Chan Wing-wah (JP (陳永華; born 1954, in Hong Kong) is a Chinese conductor and composer. He is professor of music at the Chinese University of Hong Kong and president of the Composers and Authors Society of Hong Kong. He was also chairman of the Hong Kong Composers' Guild, vice president of the Asian Composers' League and board member of the International Society for Contemporary Music (ISCM). He composed over 100 works, including eight symphonies. He was awarded several times, e.g. with the ACL Yoshiro Irino Memorial Prize, the Ten Outstanding Young Persons Award and the composition award of the International Double Reed Society in Florida.

== Life and work ==
Chan Wing-wah earned a teacher's diploma from Northcote College of Education in 1974. 1975 he graduated from the Sir Robert Black College of Education. From 1975 to 1979 he studied composition with David Gwilt at the Chinese University of Hong Kong (CUHK) and obtained a Bachelor of Arts (Music). In 1979 he received the Fellowship Diploma in Music Composition (FTCL) from Trinity College of Music in London. From 1980 to 1985 he was Commonwealth Fellow with John Beckwith at the University of Toronto (Master of Music and Doctor of Music). Sponsored by the German Academic Exchange Service in 1986, he attended the Darmstadt International Summer Courses for New Music. After his studies he decided to go back to Hong Kong.

He composed eight symphonies as well as orchestral and chamber music. His works have been performed in Australia, Asia, North America and Europe. Performers were the Kroumata Ensemble, the Ensemble Antipodes, the Fires of London ensemble, the Kronos Quartet and the Ensemble Sortisatio.

From 1993 to 2004 he was chairman of the Hong Kong Composers' Guild. From 1993 to 2009 he was honorary conductor of the Hong Kong Children's Choir. Since 2001 he has been the chairman of the Composers and Authors Society of Hong Kong. From 1995 to 2004 he was a member of the Hong Kong Arts Development Council. Since 1995 he has been the music director of the Hong Kong Oratorio Society. From 1995 to 2000 he was a board member of the Guangzhou Federation of Youths. From 1996 to 2006 he was chairman of the Hong Kong Jockey Club Music and Dance Fund. From 1997 to 2001 he was board member of the International Society for Contemporary Music and 2002 vice president of the Asian Composers' League. Since 2000 he has been an adviser to the Leisure and Cultural Services Department and since 2005 of the Hong Kong Chinese Orchestra. From 2002 to 2004 he was chairman of the Hong Kong Philharmonic Orchestra and between 1994 and 1996 its first composer in residence. From 2004 to 2005 he served on the advisory board of the Singapore Chinese Orchestra and from 2004 to 2006 of the China Broadcasting Chinese Orchestra and the Hong Kong Melody Makers. From 2005 to 2006 he was member of the West Kowloon Cultural District Consultative Committee.

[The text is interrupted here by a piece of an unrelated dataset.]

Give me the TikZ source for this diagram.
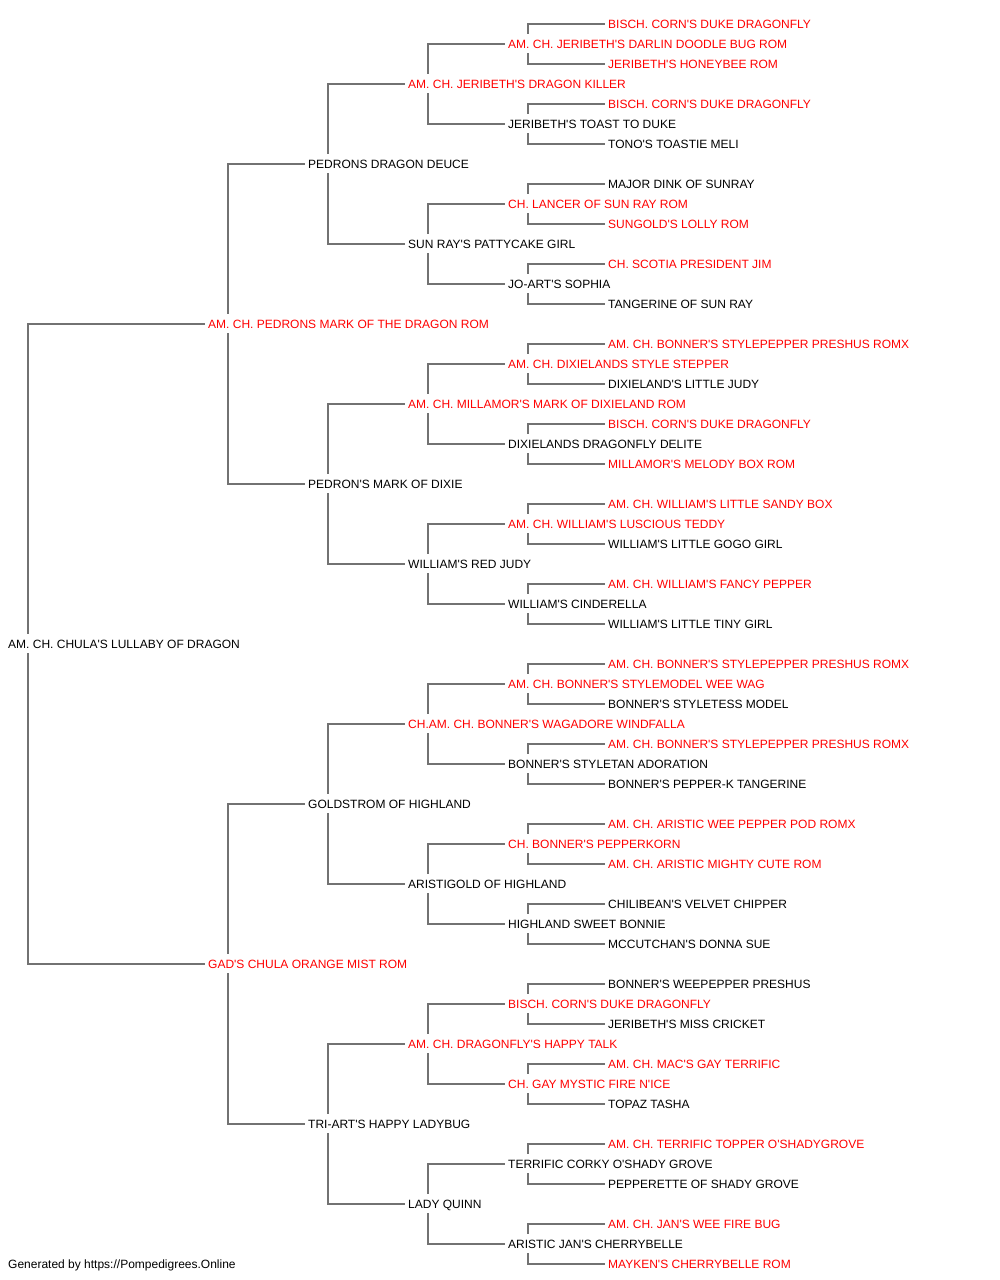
\documentclass[tikz,border=0pt]{standalone}
\usepackage{fontspec}
\newfontfamily\pedfont{Liberation Sans}
\usepackage{tikz}
\usetikzlibrary{backgrounds}
\definecolor{champ}{HTML}{FF0000}
\definecolor{linegray}{HTML}{727272}
\tikzset{
  dog/.style={anchor=base west, xshift=-3pt, yshift=-4.3pt, inner xsep=3pt, inner ysep=0pt,
    text height=14.1pt, text depth=4.9pt, fill=white, text=black,
    font=\pedfont\fontsize{12}{14}\selectfont},
  champdog/.style={dog, text=champ},
  link/.style={draw=linegray, line width=1.7pt},
}

\begin{document}
\begin{tikzpicture}[x=1pt,y=-1pt]
        \useasboundingbox (0,0) rectangle (1000,1280);

        % generation 0 and 1
        \node[dog] (N31) at (8,644) {AM. CH. CHULA'S LULLABY OF DRAGON};
        \node[champdog] (N15) at (208,324) {AM. CH. PEDRONS MARK OF THE DRAGON ROM};
        \node[champdog] (N47) at (208,964) {GAD'S CHULA ORANGE MIST ROM};

        % generation 2
        \node[dog] (N7) at (308,164) {PEDRONS DRAGON DEUCE};
        \node[dog] (N23) at (308,484) {PEDRON'S MARK OF DIXIE};
        \node[dog] (N39) at (308,804) {GOLDSTROM OF HIGHLAND};
        \node[dog] (N55) at (308,1124) {TRI-ART'S HAPPY LADYBUG};

        % generation 3
        \node[champdog] (N3) at (408,84) {AM. CH. JERIBETH'S DRAGON KILLER};
        \node[dog] (N11) at (408,244) {SUN RAY'S PATTYCAKE GIRL};
        \node[champdog] (N19) at (408,404) {AM. CH. MILLAMOR'S MARK OF DIXIELAND ROM};
        \node[dog] (N27) at (408,564) {WILLIAM'S RED JUDY};
        \node[champdog] (N35) at (408,724) {CH.AM. CH. BONNER'S WAGADORE WINDFALLA};
        \node[dog] (N43) at (408,884) {ARISTIGOLD OF HIGHLAND};
        \node[champdog] (N51) at (408,1044) {AM. CH. DRAGONFLY'S HAPPY TALK};
        \node[dog] (N59) at (408,1204) {LADY QUINN};

        % generation 4
        \node[champdog] (N1) at (508,44) {AM. CH. JERIBETH'S DARLIN DOODLE BUG ROM};
        \node[dog] (N5) at (508,124) {JERIBETH'S TOAST TO DUKE};
        \node[champdog] (N9) at (508,204) {CH. LANCER OF SUN RAY ROM};
        \node[dog] (N13) at (508,284) {JO-ART'S SOPHIA};
        \node[champdog] (N17) at (508,364) {AM. CH. DIXIELANDS STYLE STEPPER};
        \node[dog] (N21) at (508,444) {DIXIELANDS DRAGONFLY DELITE};
        \node[champdog] (N25) at (508,524) {AM. CH. WILLIAM'S LUSCIOUS TEDDY};
        \node[dog] (N29) at (508,604) {WILLIAM'S CINDERELLA};
        \node[champdog] (N33) at (508,684) {AM. CH. BONNER'S STYLEMODEL WEE WAG};
        \node[dog] (N37) at (508,764) {BONNER'S STYLETAN ADORATION};
        \node[champdog] (N41) at (508,844) {CH. BONNER'S PEPPERKORN};
        \node[dog] (N45) at (508,924) {HIGHLAND SWEET BONNIE};
        \node[champdog] (N49) at (508,1004) {BISCH. CORN'S DUKE DRAGONFLY};
        \node[champdog] (N53) at (508,1084) {CH. GAY MYSTIC FIRE N'ICE};
        \node[dog] (N57) at (508,1164) {TERRIFIC CORKY O'SHADY GROVE};
        \node[dog] (N61) at (508,1244) {ARISTIC JAN'S CHERRYBELLE};

        % generation 5
        \node[champdog] (N0) at (608,24) {BISCH. CORN'S DUKE DRAGONFLY};
        \node[champdog] (N2) at (608,64) {JERIBETH'S HONEYBEE ROM};
        \node[champdog] (N4) at (608,104) {BISCH. CORN'S DUKE DRAGONFLY};
        \node[dog] (N6) at (608,144) {TONO'S TOASTIE MELI};
        \node[dog] (N8) at (608,184) {MAJOR DINK OF SUNRAY};
        \node[champdog] (N10) at (608,224) {SUNGOLD'S LOLLY ROM};
        \node[champdog] (N12) at (608,264) {CH. SCOTIA PRESIDENT JIM};
        \node[dog] (N14) at (608,304) {TANGERINE OF SUN RAY};
        \node[champdog] (N16) at (608,344) {AM. CH. BONNER'S STYLEPEPPER PRESHUS ROMX};
        \node[dog] (N18) at (608,384) {DIXIELAND'S LITTLE JUDY};
        \node[champdog] (N20) at (608,424) {BISCH. CORN'S DUKE DRAGONFLY};
        \node[champdog] (N22) at (608,464) {MILLAMOR'S MELODY BOX ROM};
        \node[champdog] (N24) at (608,504) {AM. CH. WILLIAM'S LITTLE SANDY BOX};
        \node[dog] (N26) at (608,544) {WILLIAM'S LITTLE GOGO GIRL};
        \node[champdog] (N28) at (608,584) {AM. CH. WILLIAM'S FANCY PEPPER};
        \node[dog] (N30) at (608,624) {WILLIAM'S LITTLE TINY GIRL};
        \node[champdog] (N32) at (608,664) {AM. CH. BONNER'S STYLEPEPPER PRESHUS ROMX};
        \node[dog] (N34) at (608,704) {BONNER'S STYLETESS MODEL};
        \node[champdog] (N36) at (608,744) {AM. CH. BONNER'S STYLEPEPPER PRESHUS ROMX};
        \node[dog] (N38) at (608,784) {BONNER'S PEPPER-K TANGERINE};
        \node[champdog] (N40) at (608,824) {AM. CH. ARISTIC WEE PEPPER POD ROMX};
        \node[champdog] (N42) at (608,864) {AM. CH. ARISTIC MIGHTY CUTE ROM};
        \node[dog] (N44) at (608,904) {CHILIBEAN'S VELVET CHIPPER};
        \node[dog] (N46) at (608,944) {MCCUTCHAN'S DONNA SUE};
        \node[dog] (N48) at (608,984) {BONNER'S WEEPEPPER PRESHUS};
        \node[dog] (N50) at (608,1024) {JERIBETH'S MISS CRICKET};
        \node[champdog] (N52) at (608,1064) {AM. CH. MAC'S GAY TERRIFIC};
        \node[dog] (N54) at (608,1104) {TOPAZ TASHA};
        \node[champdog] (N56) at (608,1144) {AM. CH. TERRIFIC TOPPER O'SHADYGROVE};
        \node[dog] (N58) at (608,1184) {PEPPERETTE OF SHADY GROVE};
        \node[champdog] (N60) at (608,1224) {AM. CH. JAN'S WEE FIRE BUG};
        \node[champdog] (N62) at (608,1264) {MAYKEN'S CHERRYBELLE ROM};

        \node[dog] (credit) at (8,1264) {Generated by https://Pompedigrees.Online};

        % connectors, behind the names
        \begin{scope}[on background layer]
        \draw[link] (N31.west) ++(23,0) |- (N15.west);
        \draw[link] (N31.west) ++(23,0) |- (N47.west);
        \draw[link] (N15.west) ++(23,0) |- (N7.west);
        \draw[link] (N15.west) ++(23,0) |- (N23.west);
        \draw[link] (N47.west) ++(23,0) |- (N39.west);
        \draw[link] (N47.west) ++(23,0) |- (N55.west);
        \draw[link] (N7.west) ++(23,0) |- (N3.west);
        \draw[link] (N7.west) ++(23,0) |- (N11.west);
        \draw[link] (N23.west) ++(23,0) |- (N19.west);
        \draw[link] (N23.west) ++(23,0) |- (N27.west);
        \draw[link] (N39.west) ++(23,0) |- (N35.west);
        \draw[link] (N39.west) ++(23,0) |- (N43.west);
        \draw[link] (N55.west) ++(23,0) |- (N51.west);
        \draw[link] (N55.west) ++(23,0) |- (N59.west);
        \draw[link] (N3.west) ++(23,0) |- (N1.west);
        \draw[link] (N3.west) ++(23,0) |- (N5.west);
        \draw[link] (N11.west) ++(23,0) |- (N9.west);
        \draw[link] (N11.west) ++(23,0) |- (N13.west);
        \draw[link] (N19.west) ++(23,0) |- (N17.west);
        \draw[link] (N19.west) ++(23,0) |- (N21.west);
        \draw[link] (N27.west) ++(23,0) |- (N25.west);
        \draw[link] (N27.west) ++(23,0) |- (N29.west);
        \draw[link] (N35.west) ++(23,0) |- (N33.west);
        \draw[link] (N35.west) ++(23,0) |- (N37.west);
        \draw[link] (N43.west) ++(23,0) |- (N41.west);
        \draw[link] (N43.west) ++(23,0) |- (N45.west);
        \draw[link] (N51.west) ++(23,0) |- (N49.west);
        \draw[link] (N51.west) ++(23,0) |- (N53.west);
        \draw[link] (N59.west) ++(23,0) |- (N57.west);
        \draw[link] (N59.west) ++(23,0) |- (N61.west);
        \draw[link] (N1.west) ++(23,0) |- (N0.west);
        \draw[link] (N1.west) ++(23,0) |- (N2.west);
        \draw[link] (N5.west) ++(23,0) |- (N4.west);
        \draw[link] (N5.west) ++(23,0) |- (N6.west);
        \draw[link] (N9.west) ++(23,0) |- (N8.west);
        \draw[link] (N9.west) ++(23,0) |- (N10.west);
        \draw[link] (N13.west) ++(23,0) |- (N12.west);
        \draw[link] (N13.west) ++(23,0) |- (N14.west);
        \draw[link] (N17.west) ++(23,0) |- (N16.west);
        \draw[link] (N17.west) ++(23,0) |- (N18.west);
        \draw[link] (N21.west) ++(23,0) |- (N20.west);
        \draw[link] (N21.west) ++(23,0) |- (N22.west);
        \draw[link] (N25.west) ++(23,0) |- (N24.west);
        \draw[link] (N25.west) ++(23,0) |- (N26.west);
        \draw[link] (N29.west) ++(23,0) |- (N28.west);
        \draw[link] (N29.west) ++(23,0) |- (N30.west);
        \draw[link] (N33.west) ++(23,0) |- (N32.west);
        \draw[link] (N33.west) ++(23,0) |- (N34.west);
        \draw[link] (N37.west) ++(23,0) |- (N36.west);
        \draw[link] (N37.west) ++(23,0) |- (N38.west);
        \draw[link] (N41.west) ++(23,0) |- (N40.west);
        \draw[link] (N41.west) ++(23,0) |- (N42.west);
        \draw[link] (N45.west) ++(23,0) |- (N44.west);
        \draw[link] (N45.west) ++(23,0) |- (N46.west);
        \draw[link] (N49.west) ++(23,0) |- (N48.west);
        \draw[link] (N49.west) ++(23,0) |- (N50.west);
        \draw[link] (N53.west) ++(23,0) |- (N52.west);
        \draw[link] (N53.west) ++(23,0) |- (N54.west);
        \draw[link] (N57.west) ++(23,0) |- (N56.west);
        \draw[link] (N57.west) ++(23,0) |- (N58.west);
        \draw[link] (N61.west) ++(23,0) |- (N60.west);
        \draw[link] (N61.west) ++(23,0) |- (N62.west);
        \end{scope}
\end{tikzpicture}
\end{document}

Since 1986 he has taught music at the Chinese University of Hong Kong (CUHK). He became reader in 1996 and became Professor of Music in 2001 . He was Chairman of Music Department from 1992-2005 and Associate Dean of Arts 1998-2006. Prof. Chan is now Vice-President (Academic) and Director, School of Management at the Centennial College established by the University of Hong Kong (HKU), Senior Advisor at the School of Professional And Continuing Education of HKU and the adjunct professor at CUHK.

== Fraud conviction ==
Chan Wing-wah was convicted of fraud over a HK$1.9 million tenancy allowance. He was found guilty of two counts of using a document with intent to deceive and ordered by the District Court to perform 200 hours of community service. Following conviction, he was appointed Associate Dean (Education) of the School of Music, The Chinese University of Hong Kong, Shenzhen.